*Challenge*:
Copy out the listing that follows, exact in every word, and skip the images.

*Data provided*:
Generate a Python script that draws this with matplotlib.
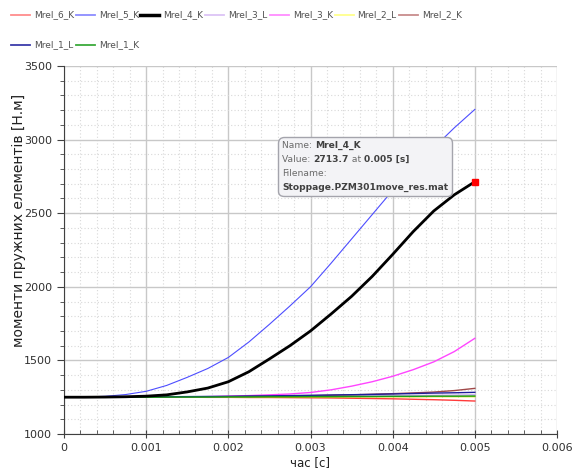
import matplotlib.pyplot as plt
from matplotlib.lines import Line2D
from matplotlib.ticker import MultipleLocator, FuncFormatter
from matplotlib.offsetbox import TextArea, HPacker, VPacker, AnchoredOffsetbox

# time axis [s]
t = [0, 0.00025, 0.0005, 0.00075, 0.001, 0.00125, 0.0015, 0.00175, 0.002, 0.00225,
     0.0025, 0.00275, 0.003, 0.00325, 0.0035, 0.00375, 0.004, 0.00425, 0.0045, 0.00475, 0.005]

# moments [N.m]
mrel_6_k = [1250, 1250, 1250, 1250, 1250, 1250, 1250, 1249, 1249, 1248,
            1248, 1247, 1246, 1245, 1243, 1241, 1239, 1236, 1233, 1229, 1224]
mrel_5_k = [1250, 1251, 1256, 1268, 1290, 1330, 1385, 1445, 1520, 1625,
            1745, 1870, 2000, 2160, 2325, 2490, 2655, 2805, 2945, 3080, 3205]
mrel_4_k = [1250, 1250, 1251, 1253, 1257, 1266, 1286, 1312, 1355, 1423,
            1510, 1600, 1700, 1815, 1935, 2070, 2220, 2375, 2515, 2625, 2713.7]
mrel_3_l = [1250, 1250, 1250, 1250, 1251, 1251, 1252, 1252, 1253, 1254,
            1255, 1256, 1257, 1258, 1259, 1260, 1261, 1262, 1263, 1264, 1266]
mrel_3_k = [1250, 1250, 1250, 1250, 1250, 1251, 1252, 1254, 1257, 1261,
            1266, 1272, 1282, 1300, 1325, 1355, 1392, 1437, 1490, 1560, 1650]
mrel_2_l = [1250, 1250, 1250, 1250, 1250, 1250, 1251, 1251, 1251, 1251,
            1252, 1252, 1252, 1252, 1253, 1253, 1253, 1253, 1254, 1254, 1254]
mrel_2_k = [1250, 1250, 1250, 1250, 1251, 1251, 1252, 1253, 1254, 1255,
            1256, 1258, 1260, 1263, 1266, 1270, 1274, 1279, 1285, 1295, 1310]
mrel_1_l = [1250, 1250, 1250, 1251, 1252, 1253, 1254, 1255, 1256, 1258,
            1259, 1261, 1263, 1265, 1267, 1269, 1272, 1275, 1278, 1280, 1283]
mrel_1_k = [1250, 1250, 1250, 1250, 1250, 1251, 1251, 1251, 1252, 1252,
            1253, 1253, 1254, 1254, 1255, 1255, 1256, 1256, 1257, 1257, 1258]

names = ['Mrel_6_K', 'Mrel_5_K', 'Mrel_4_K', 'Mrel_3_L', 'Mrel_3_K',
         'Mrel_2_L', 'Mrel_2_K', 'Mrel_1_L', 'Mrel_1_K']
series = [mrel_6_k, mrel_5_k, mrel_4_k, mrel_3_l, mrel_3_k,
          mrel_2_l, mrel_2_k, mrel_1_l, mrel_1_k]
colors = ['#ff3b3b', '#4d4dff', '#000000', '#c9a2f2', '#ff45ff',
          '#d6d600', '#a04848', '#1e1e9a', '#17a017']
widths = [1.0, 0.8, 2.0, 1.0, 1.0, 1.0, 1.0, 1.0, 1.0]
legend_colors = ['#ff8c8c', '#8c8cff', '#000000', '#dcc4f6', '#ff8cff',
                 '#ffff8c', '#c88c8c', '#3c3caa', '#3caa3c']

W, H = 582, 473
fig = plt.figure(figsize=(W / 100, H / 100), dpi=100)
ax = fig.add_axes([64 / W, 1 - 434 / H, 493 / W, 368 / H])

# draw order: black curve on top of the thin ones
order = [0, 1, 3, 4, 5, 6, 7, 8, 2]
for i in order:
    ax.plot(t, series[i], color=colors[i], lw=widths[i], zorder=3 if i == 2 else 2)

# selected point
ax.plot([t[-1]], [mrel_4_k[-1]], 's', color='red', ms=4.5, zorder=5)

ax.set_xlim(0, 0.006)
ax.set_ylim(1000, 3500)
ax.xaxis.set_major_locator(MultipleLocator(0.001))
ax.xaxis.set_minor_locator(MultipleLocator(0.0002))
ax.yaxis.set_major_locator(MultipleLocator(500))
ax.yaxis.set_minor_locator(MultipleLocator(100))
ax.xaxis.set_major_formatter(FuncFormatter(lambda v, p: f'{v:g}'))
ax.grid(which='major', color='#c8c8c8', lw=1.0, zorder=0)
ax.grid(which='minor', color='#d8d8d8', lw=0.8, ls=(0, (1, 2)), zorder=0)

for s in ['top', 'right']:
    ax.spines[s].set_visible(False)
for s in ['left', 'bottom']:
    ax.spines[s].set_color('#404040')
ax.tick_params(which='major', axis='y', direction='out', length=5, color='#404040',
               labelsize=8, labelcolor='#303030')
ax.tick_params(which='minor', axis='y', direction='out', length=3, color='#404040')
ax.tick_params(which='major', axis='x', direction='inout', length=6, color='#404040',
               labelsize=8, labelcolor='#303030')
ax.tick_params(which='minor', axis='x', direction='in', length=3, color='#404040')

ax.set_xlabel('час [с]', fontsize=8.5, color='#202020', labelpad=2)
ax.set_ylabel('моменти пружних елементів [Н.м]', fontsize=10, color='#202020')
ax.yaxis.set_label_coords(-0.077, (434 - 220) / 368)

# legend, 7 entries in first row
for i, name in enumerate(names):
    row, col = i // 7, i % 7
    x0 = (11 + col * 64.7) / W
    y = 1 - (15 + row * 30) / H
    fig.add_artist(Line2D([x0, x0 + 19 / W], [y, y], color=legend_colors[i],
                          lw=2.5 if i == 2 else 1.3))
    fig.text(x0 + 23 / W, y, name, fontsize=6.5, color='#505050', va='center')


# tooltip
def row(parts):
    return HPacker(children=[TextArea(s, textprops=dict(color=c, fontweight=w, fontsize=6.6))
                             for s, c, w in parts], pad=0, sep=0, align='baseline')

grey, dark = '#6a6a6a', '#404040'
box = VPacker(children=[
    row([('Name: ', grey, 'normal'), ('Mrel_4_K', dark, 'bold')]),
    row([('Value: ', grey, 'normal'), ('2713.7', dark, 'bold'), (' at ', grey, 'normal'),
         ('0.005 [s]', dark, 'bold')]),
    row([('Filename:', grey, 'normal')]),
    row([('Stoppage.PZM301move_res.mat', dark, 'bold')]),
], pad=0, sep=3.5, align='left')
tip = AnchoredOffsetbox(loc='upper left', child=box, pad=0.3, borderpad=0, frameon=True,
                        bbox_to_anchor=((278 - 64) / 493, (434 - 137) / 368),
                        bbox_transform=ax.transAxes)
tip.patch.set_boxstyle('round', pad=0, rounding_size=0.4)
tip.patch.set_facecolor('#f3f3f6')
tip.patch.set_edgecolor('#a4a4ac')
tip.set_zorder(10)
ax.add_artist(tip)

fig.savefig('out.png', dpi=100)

*Exercise result*:
Generate a Python script that draws this with matplotlib.
import matplotlib.pyplot as plt
from matplotlib.lines import Line2D
from matplotlib.ticker import MultipleLocator, FuncFormatter
from matplotlib.offsetbox import TextArea, HPacker, VPacker, AnchoredOffsetbox

# time axis [s]
t = [0, 0.00025, 0.0005, 0.00075, 0.001, 0.00125, 0.0015, 0.00175, 0.002, 0.00225,
     0.0025, 0.00275, 0.003, 0.00325, 0.0035, 0.00375, 0.004, 0.00425, 0.0045, 0.00475, 0.005]

# moments [N.m]
mrel_6_k = [1250, 1250, 1250, 1250, 1250, 1250, 1250, 1249, 1249, 1248,
            1248, 1247, 1246, 1245, 1243, 1241, 1239, 1236, 1233, 1229, 1224]
mrel_5_k = [1250, 1251, 1256, 1268, 1290, 1330, 1385, 1445, 1520, 1625,
            1745, 1870, 2000, 2160, 2325, 2490, 2655, 2805, 2945, 3080, 3205]
mrel_4_k = [1250, 1250, 1251, 1253, 1257, 1266, 1286, 1312, 1355, 1423,
            1510, 1600, 1700, 1815, 1935, 2070, 2220, 2375, 2515, 2625, 2713.7]
mrel_3_l = [1250, 1250, 1250, 1250, 1251, 1251, 1252, 1252, 1253, 1254,
            1255, 1256, 1257, 1258, 1259, 1260, 1261, 1262, 1263, 1264, 1266]
mrel_3_k = [1250, 1250, 1250, 1250, 1250, 1251, 1252, 1254, 1257, 1261,
            1266, 1272, 1282, 1300, 1325, 1355, 1392, 1437, 1490, 1560, 1650]
mrel_2_l = [1250, 1250, 1250, 1250, 1250, 1250, 1251, 1251, 1251, 1251,
            1252, 1252, 1252, 1252, 1253, 1253, 1253, 1253, 1254, 1254, 1254]
mrel_2_k = [1250, 1250, 1250, 1250, 1251, 1251, 1252, 1253, 1254, 1255,
            1256, 1258, 1260, 1263, 1266, 1270, 1274, 1279, 1285, 1295, 1310]
mrel_1_l = [1250, 1250, 1250, 1251, 1252, 1253, 1254, 1255, 1256, 1258,
            1259, 1261, 1263, 1265, 1267, 1269, 1272, 1275, 1278, 1280, 1283]
mrel_1_k = [1250, 1250, 1250, 1250, 1250, 1251, 1251, 1251, 1252, 1252,
            1253, 1253, 1254, 1254, 1255, 1255, 1256, 1256, 1257, 1257, 1258]

names = ['Mrel_6_K', 'Mrel_5_K', 'Mrel_4_K', 'Mrel_3_L', 'Mrel_3_K',
         'Mrel_2_L', 'Mrel_2_K', 'Mrel_1_L', 'Mrel_1_K']
series = [mrel_6_k, mrel_5_k, mrel_4_k, mrel_3_l, mrel_3_k,
          mrel_2_l, mrel_2_k, mrel_1_l, mrel_1_k]
colors = ['#ff3b3b', '#4d4dff', '#000000', '#c9a2f2', '#ff45ff',
          '#d6d600', '#a04848', '#1e1e9a', '#17a017']
widths = [1.0, 0.8, 2.0, 1.0, 1.0, 1.0, 1.0, 1.0, 1.0]
legend_colors = ['#ff8c8c', '#8c8cff', '#000000', '#dcc4f6', '#ff8cff',
                 '#ffff8c', '#c88c8c', '#3c3caa', '#3caa3c']

W, H = 582, 473
fig = plt.figure(figsize=(W / 100, H / 100), dpi=100)
ax = fig.add_axes([64 / W, 1 - 434 / H, 493 / W, 368 / H])

# draw order: black curve on top of the thin ones
order = [0, 1, 3, 4, 5, 6, 7, 8, 2]
for i in order:
    ax.plot(t, series[i], color=colors[i], lw=widths[i], zorder=3 if i == 2 else 2)

# selected point
ax.plot([t[-1]], [mrel_4_k[-1]], 's', color='red', ms=4.5, zorder=5)

ax.set_xlim(0, 0.006)
ax.set_ylim(1000, 3500)
ax.xaxis.set_major_locator(MultipleLocator(0.001))
ax.xaxis.set_minor_locator(MultipleLocator(0.0002))
ax.yaxis.set_major_locator(MultipleLocator(500))
ax.yaxis.set_minor_locator(MultipleLocator(100))
ax.xaxis.set_major_formatter(FuncFormatter(lambda v, p: f'{v:g}'))
ax.grid(which='major', color='#c8c8c8', lw=1.0, zorder=0)
ax.grid(which='minor', color='#d8d8d8', lw=0.8, ls=(0, (1, 2)), zorder=0)

for s in ['top', 'right']:
    ax.spines[s].set_visible(False)
for s in ['left', 'bottom']:
    ax.spines[s].set_color('#404040')
ax.tick_params(which='major', axis='y', direction='out', length=5, color='#404040',
               labelsize=8, labelcolor='#303030')
ax.tick_params(which='minor', axis='y', direction='out', length=3, color='#404040')
ax.tick_params(which='major', axis='x', direction='inout', length=6, color='#404040',
               labelsize=8, labelcolor='#303030')
ax.tick_params(which='minor', axis='x', direction='in', length=3, color='#404040')

ax.set_xlabel('час [с]', fontsize=8.5, color='#202020', labelpad=2)
ax.set_ylabel('моменти пружних елементів [Н.м]', fontsize=10, color='#202020')
ax.yaxis.set_label_coords(-0.077, (434 - 220) / 368)

# legend, 7 entries in first row
for i, name in enumerate(names):
    row, col = i // 7, i % 7
    x0 = (11 + col * 64.7) / W
    y = 1 - (15 + row * 30) / H
    fig.add_artist(Line2D([x0, x0 + 19 / W], [y, y], color=legend_colors[i],
                          lw=2.5 if i == 2 else 1.3))
    fig.text(x0 + 23 / W, y, name, fontsize=6.5, color='#505050', va='center')


# tooltip
def row(parts):
    return HPacker(children=[TextArea(s, textprops=dict(color=c, fontweight=w, fontsize=6.6))
                             for s, c, w in parts], pad=0, sep=0, align='baseline')

grey, dark = '#6a6a6a', '#404040'
box = VPacker(children=[
    row([('Name: ', grey, 'normal'), ('Mrel_4_K', dark, 'bold')]),
    row([('Value: ', grey, 'normal'), ('2713.7', dark, 'bold'), (' at ', grey, 'normal'),
         ('0.005 [s]', dark, 'bold')]),
    row([('Filename:', grey, 'normal')]),
    row([('Stoppage.PZM301move_res.mat', dark, 'bold')]),
], pad=0, sep=3.5, align='left')
tip = AnchoredOffsetbox(loc='upper left', child=box, pad=0.3, borderpad=0, frameon=True,
                        bbox_to_anchor=((278 - 64) / 493, (434 - 137) / 368),
                        bbox_transform=ax.transAxes)
tip.patch.set_boxstyle('round', pad=0, rounding_size=0.4)
tip.patch.set_facecolor('#f3f3f6')
tip.patch.set_edgecolor('#a4a4ac')
tip.set_zorder(10)
ax.add_artist(tip)

fig.savefig('out.png', dpi=100)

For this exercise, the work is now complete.